I have always enjoyed YA and Middle Grade novels, a good book is a good book regardless of its target audience. However, I keenly felt all through reading 7th Grade Revolution that I was most definitely not the target audience and that a younger person would have enjoyed the book a lot more then I did. That’s not to say that it’s a bad book, it’s not, it’s just not one that crosses the demographic from young reader to adult reader well. It’s a perfectly fine book for younger people, and I despite feeling like I was too old for the book, I still enjoyed it.

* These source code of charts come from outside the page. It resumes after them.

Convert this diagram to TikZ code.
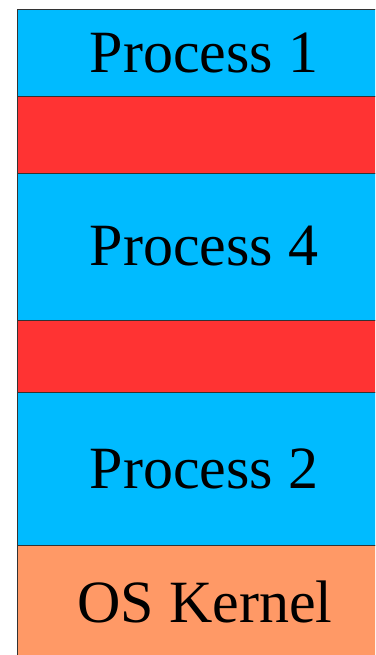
\documentclass[tikz,border=0pt]{standalone}
\usepackage{fontspec}
\setmainfont{Liberation Serif}
\definecolor{pblue}{RGB}{0,187,255}
\definecolor{pred}{RGB}{255,51,51}
\definecolor{porange}{RGB}{255,153,102}
\begin{document}
\begin{tikzpicture}[x=1pt,y=-1pt,
  seg/.style={draw=black!80,line width=0.9pt,inner sep=0pt,outer sep=0pt,font=\fontsize{60}{60}\selectfont},
  proc/.style={seg,fill=pblue},
  hole/.style={seg,fill=pred},
  kern/.style={seg,fill=porange}]
\useasboundingbox (0,0) rectangle (375,655);
\clip (0,0) rectangle (375,655);
\path[proc] (17,9) rectangle (392,96);
\path[hole] (17,96) rectangle (392,173);
\path[proc] (17,173) rectangle (392,320);
\path[hole] (17,320) rectangle (392,392);
\path[proc] (17,392) rectangle (392,545);
\path[kern] (17,545) rectangle (392,660);
\node[font=\fontsize{60}{60}\selectfont] (p1) at (204,53) {Process 1};
\node[font=\fontsize{60}{60}\selectfont] (p4) at (204,246) {Process 4};
\node[font=\fontsize{60}{60}\selectfont] (p2) at (204,469) {Process 2};
\node[font=\fontsize{60}{60}\selectfont] (os) at (205,602) {OS Kernel};
\end{tikzpicture}
\end{document}
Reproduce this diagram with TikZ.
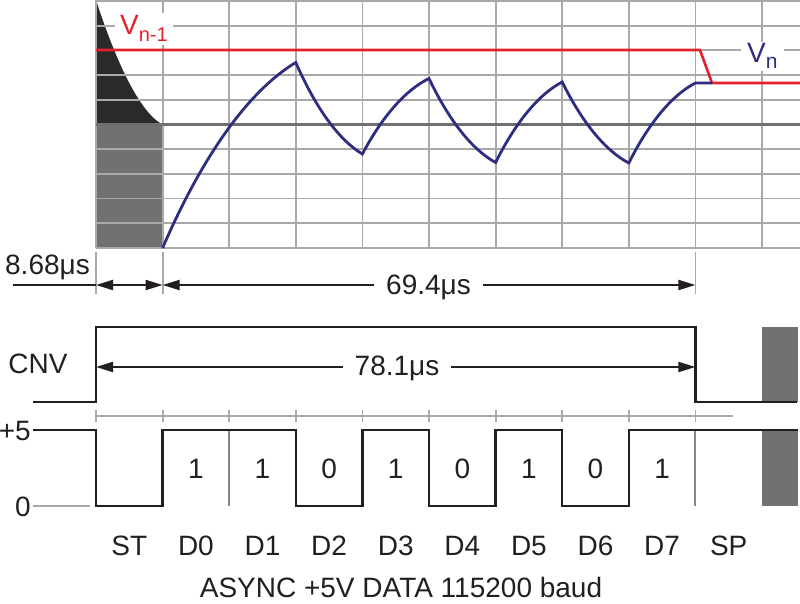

So, the seventh graders at Washington Middle School are in the middle of a new class exercise, at least that’s what I’m assuming this revolution was because no other explanation was given (for example, the seventh graders never actually revolted, they just ‘won’) and class exercise is the only thing that made sense, when the FBI shuts down their school. They’re in the basement of the school when this happens, so they miss the bulk of the evacuation, and when they realize what happened they decide to really revolt and figure out exactly what the FBI wants with their school. It’s cute. There’s a Goonies like sequence in a cavern, and a mystery hunt to figure out where a buried treasure is hidden. The characters are interesting, and I do like how Gardner shows that the shallow assumptions of the narrators were in fact shallow and that people have hidden depths.
There are two narrators in the book, one male one female, and the book is told in third person limited narration. Unfortunately, each character’s section is indicated with their name at the top. This writing technique drives me batty, if you can’t tell the reader who the point of view character is with the text then please don’t write dual point of views, but I got over it once I trained my brain to just skip that part of the book.
I do think that younger readers would eat this up. It’s got adventure, relatable characters, and kids standing up to adults. Plus, there’s some sneaky educational aspects in there too. If I taught 4th, 5th, or even 6th grade I’d feel pretty comfortable putting this in my class library and letting students find it on their own to enjoy. Not my personal cup of tea, but I think it could be a favorite for some kids.
As a disclaimer, I recieved this book free in exchange for an honest review.